July 02, 2003
Usability != User Experience
Historically, usability engineering is done toward the end of a product development cycle, before something goes to code (and, sadly, often not until after), and usually by that point, the only revisions that can be made are rather superficial. If usability testing demonstrates that there are fundamental flaws with the product, well, too late, we're too far along, so just make this thing as "usable" as possible and don't worry about it.
For aeons, usability practitioners have tried to extract themselves from these testing backwaters. They've rightly pointed out that you are more likely to make something usable if you test iterations of the design, catching fundamental flaws before they've become too deeply ingrained.

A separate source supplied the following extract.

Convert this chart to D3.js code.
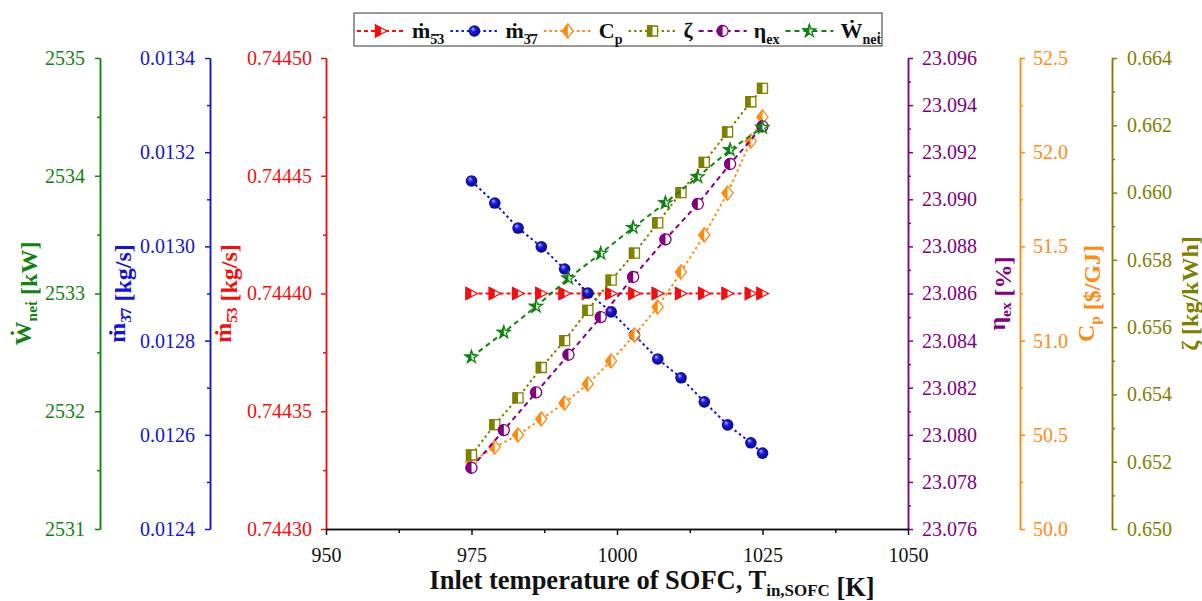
<!DOCTYPE html>
<html>
<head>
<meta charset="utf-8">
<script src="https://cdn.jsdelivr.net/npm/d3@7"></script>
<style>
  body { margin: 0; background: #fff; }
  svg { font-family: 'Liberation Serif', 'Times New Roman', serif; display: block; }
  svg text { font-family: 'Liberation Serif', 'Times New Roman', serif !important; }
</style>
</head>
<body>
<svg id="chart"></svg>
<script>
// Full size of the svg element.
const WIDTH = 1202;
const HEIGHT = 601;

// Plot frame (the red axis on the left, the purple one on the right).
const PLOT_LEFT = 326;
const PLOT_RIGHT = 908;
const PLOT_TOP = 58;
const PLOT_BOTTOM = 529;

const FONT = "'Liberation Serif', 'Times New Roman', serif";

const RED = '#ee1111';
const BLUE = '#1414c8';
const ORANGE = '#ff8a12';
const OLIVE = '#808000';
const PURPLE = '#800080';
const GREEN = '#118211';

// Inlet temperatures. Two series were sampled on a coarser grid.
const tempFine = [975, 979, 983, 987, 991, 995, 999, 1003, 1007, 1011, 1015, 1019, 1023, 1025];
const tempCoarse = [975, 980.56, 986.11, 991.67, 997.22, 1002.78, 1008.33, 1013.89, 1019.44, 1025];

// Series values.
const m53 = [0.7444, 0.7444, 0.7444, 0.7444, 0.7444, 0.7444, 0.7444,
  0.7444, 0.7444, 0.7444, 0.7444, 0.7444, 0.7444, 0.7444];
const m37 = [0.013139, 0.013092, 0.013039, 0.012999, 0.012952, 0.012901, 0.012861,
  0.012812, 0.012761, 0.012721, 0.012670, 0.012621, 0.012583, 0.012561];
const cp = [50.356, 50.435, 50.499, 50.584, 50.669, 50.770, 50.892,
  51.030, 51.178, 51.364, 51.561, 51.783, 52.059, 52.187];
const zeta = [0.6522, 0.6531, 0.6539, 0.6548, 0.6556, 0.6565, 0.6574,
  0.6582, 0.6591, 0.6600, 0.6609, 0.6618, 0.6627, 0.6631];
const etaEx = [23.0786, 23.0802, 23.0818, 23.0834, 23.0850,
  23.0867, 23.0883, 23.0898, 23.0915, 23.0931];
const wNet = [2532.46, 2532.67, 2532.89, 2533.13, 2533.34,
  2533.56, 2533.77, 2533.99, 2534.22, 2534.41];

// Tick labels of every axis.
const xTicks = [950, 975, 1000, 1025, 1050];
const wTicks = [2531, 2532, 2533, 2534, 2535];
const m37Ticks = [0.0124, 0.0126, 0.0128, 0.0130, 0.0132, 0.0134];
const m53Ticks = [0.74430, 0.74435, 0.74440, 0.74445, 0.74450];
const etaTicks = [23.076, 23.078, 23.080, 23.082, 23.084, 23.086, 23.088, 23.090, 23.092, 23.094, 23.096];
const cpTicks = [50.0, 50.5, 51.0, 51.5, 52.0, 52.5];
const zetaTicks = [0.650, 0.652, 0.654, 0.656, 0.658, 0.660, 0.662, 0.664];

const svg = d3.select('#chart').attr('width', WIDTH).attr('height', HEIGHT);
const defs = svg.append('defs');

// Left half of a marker, used for the half-filled symbols.
defs.append('clipPath').attr('id', 'leftHalf')
  .append('rect').attr('x', -12).attr('y', -12).attr('width', 12).attr('height', 24);

// Shaded ball for the blue series.
const grad = defs.append('radialGradient').attr('id', 'ball')
  .attr('cx', 0.5).attr('cy', 0.5).attr('r', 0.6).attr('fx', 0.35).attr('fy', 0.3);
grad.append('stop').attr('offset', 0).attr('stop-color', '#b8bcff');
grad.append('stop').attr('offset', 0.35).attr('stop-color', '#1c1cd8');
grad.append('stop').attr('offset', 1).attr('stop-color', '#00006e');

const x = d3.scaleLinear().domain([950, 1050]).range([PLOT_LEFT, PLOT_RIGHT]);
const yRange = [PLOT_BOTTOM, PLOT_TOP];
const yW = d3.scaleLinear().domain([2531, 2535]).range(yRange);
const yM37 = d3.scaleLinear().domain([0.0124, 0.0134]).range(yRange);
const yM53 = d3.scaleLinear().domain([0.7443, 0.7445]).range(yRange);
const yEta = d3.scaleLinear().domain([23.076, 23.096]).range(yRange);
const yCp = d3.scaleLinear().domain([50, 52.5]).range(yRange);
const yZeta = d3.scaleLinear().domain([0.650, 0.664]).range(yRange);

// Midpoints between major ticks.
const halves = ticks => d3.pairs(ticks, (a, b) => (a + b) / 2);

function styleAxis(g, color) {
  // d3 puts sans-serif on the axis group, switch back to the serif face.
  g.attr('font-family', FONT).attr('font-size', 20);
  g.selectAll('path, line').attr('stroke', color).attr('stroke-width', 1.5);
  g.selectAll('text').attr('fill', color).style('font-family', FONT);
}

function drawYAxis(opts) {
  const axisFn = opts.side === 'left' ? d3.axisLeft : d3.axisRight;
  const minor = svg.append('g').attr('transform', `translate(${opts.x},0)`)
    .call(axisFn(opts.scale).tickValues(halves(opts.ticks)).tickSize(3).tickSizeOuter(0).tickFormat(''));
  styleAxis(minor, opts.color);
  const major = svg.append('g').attr('transform', `translate(${opts.x},0)`)
    .call(axisFn(opts.scale).tickValues(opts.ticks).tickSize(5).tickSizeOuter(0)
      .tickPadding(opts.padding).tickFormat(d3.format(opts.format)));
  styleAxis(major, opts.color);
}

// Text made of plain and subscript pieces.
function addRichText(text, parts, size) {
  parts.forEach(p => {
    if (p.sub) {
      text.append('tspan').attr('font-size', size * 0.64).attr('dy', size * 0.25).text(p.t);
      text.append('tspan').attr('font-size', size).attr('dy', -size * 0.25).text('');
    } else {
      text.append('tspan').attr('font-size', size).text(p.t);
    }
  });
  return text;
}

function drawYTitle(cx, parts, color) {
  const t = svg.append('text')
    .attr('transform', `translate(${cx},${(PLOT_TOP + PLOT_BOTTOM) / 2}) rotate(-90)`)
    .attr('text-anchor', 'middle').attr('font-weight', 'bold').attr('fill', color);
  addRichText(t, parts, 24);
}

// Left side axes.
drawYAxis({scale: yW, x: 100, side: 'left', color: GREEN, ticks: wTicks, format: 'd', padding: 10});
drawYAxis({scale: yM37, x: 210, side: 'left', color: BLUE, ticks: m37Ticks, format: '.4f', padding: 10});
drawYAxis({scale: yM53, x: PLOT_LEFT, side: 'left', color: RED, ticks: m53Ticks, format: '.5f', padding: 9});

// Right side axes.
drawYAxis({scale: yEta, x: PLOT_RIGHT, side: 'right', color: PURPLE, ticks: etaTicks, format: '.3f', padding: 9});
drawYAxis({scale: yCp, x: 1020, side: 'right', color: ORANGE, ticks: cpTicks, format: '.1f', padding: 8});
drawYAxis({scale: yZeta, x: 1112, side: 'right', color: OLIVE, ticks: zetaTicks, format: '.3f', padding: 10});

drawYTitle(31, [{t: 'Ẇ'}, {t: 'neṫ', sub: true}, {t: ' [kW]'}], GREEN);
drawYTitle(125, [{t: 'ṁ'}, {t: '3\u03077', sub: true}, {t: ' [kg/s]'}], BLUE);
drawYTitle(231, [{t: 'ṁ'}, {t: '5\u03073', sub: true}, {t: ' [kg/s]'}], RED);
drawYTitle(1005, [{t: 'η'}, {t: 'ex', sub: true}, {t: ' [%]'}], PURPLE);
drawYTitle(1094, [{t: 'C'}, {t: 'p', sub: true}, {t: ' [$/GJ]'}], ORANGE);
drawYTitle(1198, [{t: 'ζ [kg/kWh]'}], OLIVE);

// Bottom axis.
const xMinor = svg.append('g').attr('transform', `translate(0,${PLOT_BOTTOM})`)
  .call(d3.axisBottom(x).tickValues(halves(xTicks)).tickSize(4).tickSizeOuter(0).tickFormat(''));
styleAxis(xMinor, '#111');
const xAxis = svg.append('g').attr('transform', `translate(0,${PLOT_BOTTOM})`)
  .call(d3.axisBottom(x).tickValues(xTicks).tickSize(6).tickSizeOuter(0).tickPadding(13).tickFormat(d3.format('d')));
styleAxis(xAxis, '#111');

const xTitle = svg.append('text').attr('x', 652).attr('y', 589)
  .attr('text-anchor', 'middle').attr('font-weight', 'bold').attr('fill', '#111');
addRichText(xTitle, [{t: 'Inlet temperature of SOFC, T'}, {t: 'in,SOFC', sub: true}, {t: ' [K]'}], 26.5);

// Marker outlines, centred on 0,0.
const shapes = {
  tri: 'M-5.5,-6L6,0L-5.5,6Z',
  diamond: 'M0,-7L5.5,0L0,7L-5.5,0Z',
  square: 'M-5,-5H5V5H-5Z',
  circle: 'M-5.5,0A5.5,5.5 0 1,0 5.5,0A5.5,5.5 0 1,0 -5.5,0Z',
  star: d3.symbol(d3.symbolStar, 48)()
};

function drawMarker(g, kind, color) {
  if (kind === 'ball') {
    g.append('circle').attr('r', 5.8).attr('fill', 'url(#ball)');
    return;
  }
  g.append('path').attr('d', shapes[kind]).attr('fill', '#fff')
    .attr('stroke', color).attr('stroke-width', 1.3);
  g.append('path').attr('d', shapes[kind]).attr('fill', color)
    .attr('stroke', color).attr('stroke-width', 1.3).attr('clip-path', 'url(#leftHalf)');
}

const series = [
  {xs: tempFine, ys: m53, scale: yM53, color: RED, marker: 'tri', dash: '4,3', label: [{t: 'ṁ'}, {t: '5\u03073', sub: true}]},
  {xs: tempFine, ys: m37, scale: yM37, color: BLUE, marker: 'ball', dash: '2.5,3', label: [{t: 'ṁ'}, {t: '3\u03077', sub: true}]},
  {xs: tempFine, ys: cp, scale: yCp, color: ORANGE, marker: 'diamond', dash: '2.5,3', label: [{t: 'C'}, {t: 'p', sub: true}]},
  {xs: tempFine, ys: zeta, scale: yZeta, color: OLIVE, marker: 'square', dash: '2.5,3', label: [{t: 'ζ'}]},
  {xs: tempCoarse, ys: etaEx, scale: yEta, color: PURPLE, marker: 'circle', dash: '5,4', label: [{t: 'η'}, {t: 'ex', sub: true}]},
  {xs: tempCoarse, ys: wNet, scale: yW, color: GREEN, marker: 'star', dash: '5,4', label: [{t: 'Ẇ'}, {t: 'neṫ', sub: true}]}
];

series.forEach(s => {
  const points = s.xs.map((t, i) => [t, s.ys[i]]);
  const line = d3.line().x(d => x(d[0])).y(d => s.scale(d[1]));
  svg.append('path').datum(points).attr('d', line)
    .attr('fill', 'none').attr('stroke', s.color).attr('stroke-width', 2)
    .attr('stroke-dasharray', s.dash);
  svg.append('g').selectAll('g').data(points).join('g')
    .attr('transform', d => `translate(${x(d[0])},${s.scale(d[1])})`)
    .each(function () { drawMarker(d3.select(this), s.marker, s.color); });
});

// Legend across the top.
const legend = svg.append('g');
legend.append('rect').attr('x', 354).attr('y', 13).attr('width', 528).attr('height', 33)
  .attr('fill', '#fff').attr('stroke', '#555').attr('stroke-width', 1.2);
let lx = 357;
series.forEach(s => {
  legend.append('line').attr('x1', lx).attr('x2', lx + 48).attr('y1', 31).attr('y2', 31)
    .attr('stroke', s.color).attr('stroke-width', 2).attr('stroke-dasharray', s.dash);
  drawMarker(legend.append('g').attr('transform', `translate(${lx + 24},31)`), s.marker, s.color);
  const t = legend.append('text').attr('x', lx + 55).attr('y', 38)
    .attr('font-weight', 'bold').attr('fill', '#111');
  addRichText(t, s.label, 22);
  lx += 55 + t.node().getComputedTextLength() + 6;
});
</script>
</body>
</html>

In attempting to expand their mandate, though, usability practitioners were dissatisfied with simply testing what others have created. And so they've attempted to re-define usability in order that it be, well, more interesting.
A case in point: Whitney Quesenbery's 5E's Of Usability, Effective, Efficient, Engaging, Error Tolerant, and Easy to Learn. At first blush, it all sounds fine and good. At second blush, one word pops out as not belonging: "engaging."
Her definition: "How well the interface draws the user into the interaction and how pleasant and satisfying it is to use." I would argue that this has little to nothing to do with usability. It has everything to do with "desirability", a valuable quality, but outside the purview of usability.
These redefinitions stick in my craw. It contributes to the territoriality of folks who ought to be simply striving toward common goals. It's one thing for an individual usability practitioner to desire being part of the team that makes a product more engaging. It's another thing to translate that desire into a professional pillar. All that this does is further confuse the issue. Ought I go to a "usability engineer" in order to make my product more engaging?
I'll leave you to answer that question.
This relates to my earlier post on the word "design." Usability, whether it's practitioners like it or not, is perceived as a commodity service. We've seen again and again "usability" projects simply go to the cheapest bidder. (To some degree, I'm fine with this... usability, on its own, is a commodity. Usability on its own is not worth a lot. If usability isn't being performed in the context of a larger user experience process, and that within a larger product development process, I can pretty much guarantee that whatever findings emerge from usability will be ignored.)
This is not to say usability engineering isn't important -- it's critical. But it's also critical that the practice's inputs and outputs stay focused on making things *usable*, that is, making it so that people are able to use the product. Able as in physically able, cognitively able.